MOFs are clusters of crystalline molecules that can be altered to act as cages the exact same size as the molecules they’re designed to capture.

“We wanted to harness the power of these molecules to absorb gases and incorporate these MOFs into fibers,” Hinestroza explained, “which allows us to make very efficient filtration systems.”

In these ways, the Cornell group wasn’t using cotton as a template upon which to add functionality – they were able to alter the behavior of cotton fiber at the nanolevel. In essence, they changed the way cotton behaved without losing the properties that make it so desirable: Flexibility, lightweight, the ability to be woven or knitted, and comfort.

But don’t think this team has lost sight of that other essential characteristic – style. Synthesized nanoparticles also create colors on the white cotton backdrop without the use of dyes. After all, half of looking good is feeling good, but the other half is looking good.

There's massive potential hidden in these cotton bolls.
There’s massive potential hidden in these cotton bolls.

Polymers, nanotech, clothing – oh my!
As it turns out, science has been messing with your wardrobe for awhile now.
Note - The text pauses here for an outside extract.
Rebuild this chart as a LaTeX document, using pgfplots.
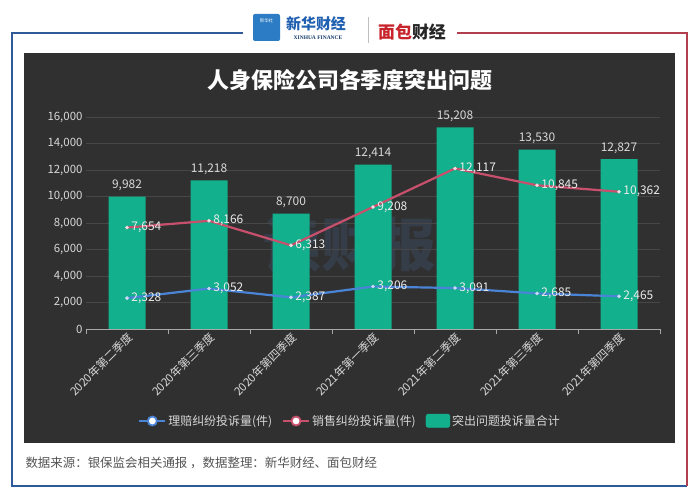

But trust us – that’s a good thing.

At the University of Central Florida, Debashis Chanda and his students have been developing a process by which light bends and a material’s color can instantly change, according to Geek.com. Their inspiration comes from the natural world – octopuses, chameleons and squid have the ability to change color to match their surroundings.

“All manmade displays – LCD, LED, CRT – are rigid, brittle and bulky,” Chanda explained in Nature Communications. “But you look at an octopus, [it] can create color on the skin itself covering a complex body contour, and it’s stretchable and flexible.”

Elsewhere, a University of California at San Diego project aimed at providing clothing with controllable temperature for increased comfort and lower energy bills. The goal is to provide flexible, lightweight fabrics with thermoelectric properties and specialized polymers that get thinner in the heat and thicker in the cold. In this way, the same shirt might be a heavy sweater in the winter and then a breezy top in the summer.

Once again, the team, led by distinguished professor of nanoengineering Joseph Wang, is still fashion-forward. The team says it wants its materials to look like the clothes people wear every day.

It’s difficult to imagine our clothes doing anything but keeping us covered and looking our best. But the world’s brightest minds can see through these garments – though not literally, thankfully. They realize if they can alter items we use everyday to take on new roles, they could change the way we live and begin to solve some of the world’s problems.